Mr R E Downend presided, and 10 new members were admitted to membership and six honorary serving members, now demobilised, were transferred to ordinary membership.

Sgt Mitchell, who was flanked by two military medallists, Councillor G. Oldfield and Mr. George Miller, said there was 40 ships in the convoy, averaging 13,000 tons, and escorting vessels included two battleships, five aircraft carriers, eight cruisers and 32 destroyers.

Sgt. Mitchell said he found himself with 36 servicemen, whose weapons training had been about three weeks, and in the six days voyage to Gibraltar he had “to lick them into shape” and to train the non servicemen to help in servicing and loading the guns. They passed Gibraltar at night, and to give the convoy a chance destroyers had given the U-boats and E-boats “ a shaking up.”

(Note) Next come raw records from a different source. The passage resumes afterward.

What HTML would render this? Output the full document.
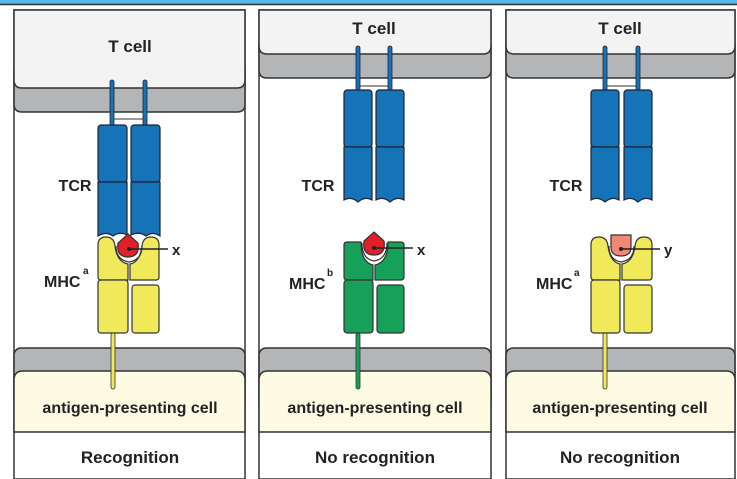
<!DOCTYPE html>
<html><head><meta charset="utf-8"><style>
html,body{margin:0;padding:0;background:#fff;}
svg{display:block;}
text{font-family:"Liberation Sans",Arial,sans-serif;font-weight:bold;fill:#222;}
</style></head><body>
<svg width="737" height="479" viewBox="0 0 737 479" xmlns="http://www.w3.org/2000/svg">
<rect x="0" y="0" width="737" height="4" fill="#55b8e6"/>
<line x1="0" y1="4.5" x2="737" y2="4.5" stroke="#333" stroke-width="1.5"/>

<!-- Panel 1 -->
<g>
<rect x="14" y="10" width="231" height="469" fill="#fff" stroke="#333" stroke-width="1.5"/>
<path d="M14 70 H245 V104 Q245 112 237 112 H22 Q14 112 14 104 Z" fill="#b4b5b7" stroke="#333" stroke-width="1.5"/>
<path d="M14 10 H245 V80 Q245 88 237 88 H22 Q14 88 14 80 Z" fill="#f3f3f3" stroke="#333" stroke-width="1.5"/>
<path d="M14 356 Q14 348 22 348 H237 Q245 348 245 356 V400 H14 Z" fill="#b4b5b7" stroke="#333" stroke-width="1.5"/>
<path d="M14 380 Q14 371 23 371 H236 Q245 371 245 380 V432 H14 Z" fill="#fdfbe4" stroke="#333" stroke-width="1.5"/>
<text x="130" y="52" font-size="17" text-anchor="middle">T cell</text>
<text x="130" y="413" font-size="16" text-anchor="middle">antigen-presenting cell</text>
<text x="130" y="463" font-size="17" text-anchor="middle">Recognition</text>
<rect x="110" y="80" width="4" height="46" rx="2" fill="#1574b8" stroke="#223" stroke-width="0.8"/>
<rect x="143" y="80" width="4" height="46" rx="2" fill="#1574b8" stroke="#223" stroke-width="0.8"/>
<line x1="114" y1="119" x2="143" y2="119" stroke="#333" stroke-width="1"/>
<rect x="98" y="125" width="29" height="57" rx="3" fill="#1574b8" stroke="#223" stroke-width="1.2"/>
<rect x="131" y="125" width="29" height="57" rx="3" fill="#1574b8" stroke="#223" stroke-width="1.2"/>
<path d="M98 182 H127 V235 Q120 231 113 236 Q106 231 98 236 Z" fill="#1574b8" stroke="#223" stroke-width="1.2"/>
<path d="M131 182 H160 V236 Q153 231 146 236 Q139 231 131 235 Z" fill="#1574b8" stroke="#223" stroke-width="1.2"/>
<path d="M98 245 Q98 237 106 237 Q114 237 115 246 Q117 262 128 264 L128 280 H101 Q98 280 98 277 Z" fill="#f0ea5a" stroke="#333" stroke-width="1.2"/>
<path d="M159 245 Q159 237 151 237 Q143 237 142 246 Q140 262 130 264 L130 280 H156 Q159 280 159 277 Z" fill="#f0ea5a" stroke="#333" stroke-width="1.2"/>
<rect x="98" y="280" width="30" height="53" rx="3" fill="#f0ea5a" stroke="#333" stroke-width="1.2"/>
<rect x="132" y="285" width="27" height="48" rx="3" fill="#f0ea5a" stroke="#333" stroke-width="1.2"/>
<rect x="111" y="333" width="4" height="56" rx="2" fill="#f0ea5a" stroke="#333" stroke-width="0.8"/>
<path d="M116 246 Q116 260 129 262 Q142 260 142 246" fill="none" stroke="#333" stroke-width="1.2"/>
<path d="M128 234 L138 243 Q140 257 128 257 Q116 257 118 243 Z" fill="#e01f2a" stroke="#333" stroke-width="1.2"/>
<circle cx="129" cy="249" r="2" fill="#222"/>
<line x1="129" y1="249" x2="168" y2="249" stroke="#222" stroke-width="1.5"/>
<text x="172" y="255" font-size="15">x</text>
<text x="75" y="191" font-size="16" text-anchor="middle">TCR</text>
<text x="44" y="287" font-size="16">MHC</text><text x="83" y="274" font-size="10">a</text>
</g>

<!-- Panel 2 -->
<g>
<rect x="259" y="10" width="232" height="469" fill="#fff" stroke="#333" stroke-width="1.5"/>
<path d="M259 45 H491 V70 Q491 78 483 78 H267 Q259 78 259 70 Z" fill="#b4b5b7" stroke="#333" stroke-width="1.5"/>
<path d="M259 10 H491 V46 Q491 54 483 54 H267 Q259 54 259 46 Z" fill="#f3f3f3" stroke="#333" stroke-width="1.5"/>
<path d="M259 356 Q259 348 267 348 H483 Q491 348 491 356 V400 H259 Z" fill="#b4b5b7" stroke="#333" stroke-width="1.5"/>
<path d="M259 380 Q259 371 268 371 H482 Q491 371 491 380 V432 H259 Z" fill="#fdfbe4" stroke="#333" stroke-width="1.5"/>
<text x="374" y="34" font-size="17" text-anchor="middle">T cell</text>
<text x="375" y="413" font-size="16" text-anchor="middle">antigen-presenting cell</text>
<text x="375" y="463" font-size="17" text-anchor="middle">No recognition</text>
<rect x="356" y="46" width="4" height="45" rx="2" fill="#1574b8" stroke="#223" stroke-width="0.8"/>
<rect x="388" y="46" width="4" height="45" rx="2" fill="#1574b8" stroke="#223" stroke-width="0.8"/>
<line x1="360" y1="86" x2="388" y2="86" stroke="#333" stroke-width="1"/>
<rect x="344" y="90" width="28" height="57" rx="3" fill="#1574b8" stroke="#223" stroke-width="1.2"/>
<rect x="376" y="90" width="28" height="57" rx="3" fill="#1574b8" stroke="#223" stroke-width="1.2"/>
<path d="M344 147 H372 V200 Q365 196 358 202 Q351 196 344 200 Z" fill="#1574b8" stroke="#223" stroke-width="1.2"/>
<path d="M376 147 H404 V200 Q397 196 390 202 Q383 196 376 200 Z" fill="#1574b8" stroke="#223" stroke-width="1.2"/>
<path d="M344 245 Q344 242 347 242 H361 Q361 262 373 265 V280 H347 Q344 280 344 277 Z" fill="#16a05a" stroke="#333" stroke-width="1.2"/>
<path d="M404 245 Q404 242 401 242 H388 Q388 262 375 265 V280 H401 Q404 280 404 277 Z" fill="#16a05a" stroke="#333" stroke-width="1.2"/>
<rect x="344" y="280" width="29" height="53" rx="3" fill="#16a05a" stroke="#333" stroke-width="1.2"/>
<rect x="377" y="285" width="27" height="48" rx="3" fill="#16a05a" stroke="#333" stroke-width="1.2"/>
<rect x="356" y="333" width="4" height="56" rx="2" fill="#16a05a" stroke="#333" stroke-width="0.8"/>
<path d="M362 243 Q362 259 374 261 Q387 259 387 243" fill="none" stroke="#333" stroke-width="1.2"/>
<path d="M374 232 L384 241 Q386 255 374 255 Q362 255 364 241 Z" fill="#e01f2a" stroke="#333" stroke-width="1.2"/>
<circle cx="374" cy="248" r="2" fill="#222"/>
<line x1="374" y1="248" x2="413" y2="248" stroke="#222" stroke-width="1.5"/>
<text x="417" y="255" font-size="15">x</text>
<text x="318" y="191" font-size="16" text-anchor="middle">TCR</text>
<text x="289" y="289" font-size="16">MHC</text><text x="327" y="276" font-size="10">b</text>
</g>

<!-- Panel 3 -->
<g>
<rect x="506" y="10" width="229" height="469" fill="#fff" stroke="#333" stroke-width="1.5"/>
<path d="M506 45 H735 V70 Q735 78 727 78 H514 Q506 78 506 70 Z" fill="#b4b5b7" stroke="#333" stroke-width="1.5"/>
<path d="M506 10 H735 V46 Q735 54 727 54 H514 Q506 54 506 46 Z" fill="#f3f3f3" stroke="#333" stroke-width="1.5"/>
<path d="M506 356 Q506 348 514 348 H727 Q735 348 735 356 V400 H506 Z" fill="#b4b5b7" stroke="#333" stroke-width="1.5"/>
<path d="M506 380 Q506 371 515 371 H726 Q735 371 735 380 V432 H506 Z" fill="#fdfbe4" stroke="#333" stroke-width="1.5"/>
<text x="620" y="34" font-size="17" text-anchor="middle">T cell</text>
<text x="620" y="413" font-size="16" text-anchor="middle">antigen-presenting cell</text>
<text x="620" y="463" font-size="17" text-anchor="middle">No recognition</text>
<rect x="603" y="46" width="4" height="45" rx="2" fill="#1574b8" stroke="#223" stroke-width="0.8"/>
<rect x="636" y="46" width="4" height="45" rx="2" fill="#1574b8" stroke="#223" stroke-width="0.8"/>
<line x1="607" y1="86" x2="636" y2="86" stroke="#333" stroke-width="1"/>
<rect x="591" y="90" width="28" height="57" rx="3" fill="#1574b8" stroke="#223" stroke-width="1.2"/>
<rect x="624" y="90" width="28" height="57" rx="3" fill="#1574b8" stroke="#223" stroke-width="1.2"/>
<path d="M591 147 H619 V200 Q612 196 605 202 Q598 196 591 200 Z" fill="#1574b8" stroke="#223" stroke-width="1.2"/>
<path d="M624 147 H652 V200 Q645 196 638 202 Q631 196 624 200 Z" fill="#1574b8" stroke="#223" stroke-width="1.2"/>
<path d="M591 245 Q591 237 599 237 Q607 237 608 246 Q610 262 620 264 V280 H594 Q591 280 591 277 Z" fill="#f0ea5a" stroke="#333" stroke-width="1.2"/>
<path d="M652 245 Q652 237 644 237 Q636 237 635 246 Q633 262 622 264 V280 H649 Q652 280 652 277 Z" fill="#f0ea5a" stroke="#333" stroke-width="1.2"/>
<rect x="591" y="280" width="29" height="53" rx="3" fill="#f0ea5a" stroke="#333" stroke-width="1.2"/>
<rect x="624" y="285" width="28" height="48" rx="3" fill="#f0ea5a" stroke="#333" stroke-width="1.2"/>
<rect x="603" y="333" width="4" height="56" rx="2" fill="#f0ea5a" stroke="#333" stroke-width="0.8"/>
<path d="M609 246 Q609 260 621 262 Q634 260 634 246" fill="none" stroke="#333" stroke-width="1.2"/>
<path d="M611 235 H631 V247 Q631 256 621 256 Q611 256 611 247 Z" fill="#f08878" stroke="#333" stroke-width="1.2"/>
<circle cx="621" cy="249" r="2" fill="#222"/>
<line x1="621" y1="249" x2="660" y2="249" stroke="#222" stroke-width="1.5"/>
<text x="664" y="255" font-size="15">y</text>
<text x="566" y="191" font-size="16" text-anchor="middle">TCR</text>
<text x="536" y="289" font-size="16">MHC</text><text x="574" y="276" font-size="10">a</text>
</g>
</svg>
</body></html>
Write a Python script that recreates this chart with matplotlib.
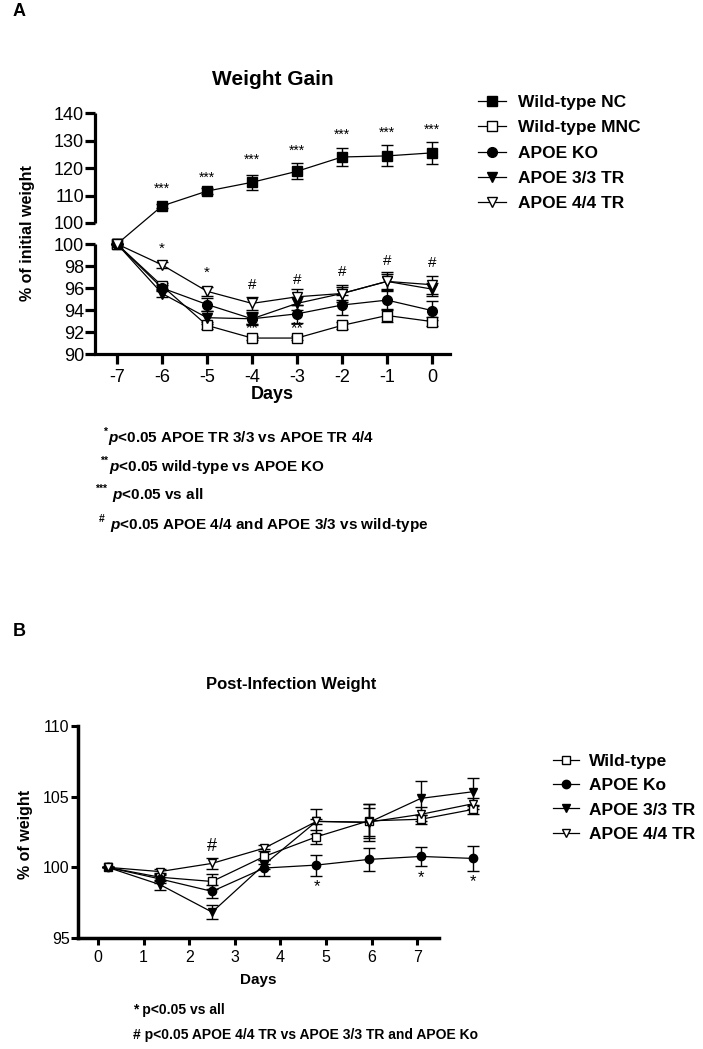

They were three days out from Gibraltar before anything serious happened, and then they heard four dull explosions and saw the aircraft carrier, “Eagle” keel over, torpedoed, and sank in four minutes. That meant the loss of 20% of their air cover, and was a curtain raiser for the very hectic time that followed from the dive bombers. The terrific firepower of all the ships, said Sgt Mitchell, must have been hell for the attackers, and he saw seven aircraft blown to bits and a total of nine were caught by the 16.7 inch guns of the Nelson.

A signal was received from the Admiral saying that Malta was in a desperate plight and it was vital that the ships should get through. The enemy knew their intention and were determined that they should not pass.

For three days the attack was constant. He was Gunnery control officer on his ship, and after the ‘planes had attacked the U-boats came in. Sgt Mitchell claimed that his 4.7 inch gun got the first hit on the U-boat, which was dealt with by a destroyer who picked up 37 survivors, and he also claims some seven aeroplanes.

In quick succession he saw the “Ohio, the “Curlew” and the “Nigeria” torpedoed ; the “Nigeria” had to limp back to Gibraltar, with three quarters of her service members casualties. The “Curlew“ had to be sunk, but the “Ohio” limped on. Towards the end of the third day his own ship received two bombs in number four hold. He himself was blown back, and when he lifted his head he saw a wall of flame. The firefighting apparatus had been wrecked and the order “abandon ship” was given.

Realising the danger that would arise if the flames reached the depth charges in the stern of the ship, Mr Mitchell and whose charge they were, attempted to release them and was at first unsuccessful but later achieved his object and then tried to help the ships carpenter to get some of the fire appliances working, but they could get no water. They had to dive overboard, and he was picked up by one of the boats and in due course was taken aboard HMS. “Penn.” That night the U-boat were very active and the position was made more difficult by the return to Gibraltar of the two battleships. The “Manchester” had been sunk, and when dawn broke the “Penn” was alone on the ocean. Superb seamanship enabled the destroyer to avoid the bombs and later she was called upon to assist the “Ohio”, into Malta.

There, they were received with bands playing, and Sgt Mitchell was commended by the Commanding Officer, Royal Marines for his work. Later he was awarded the D. S. M.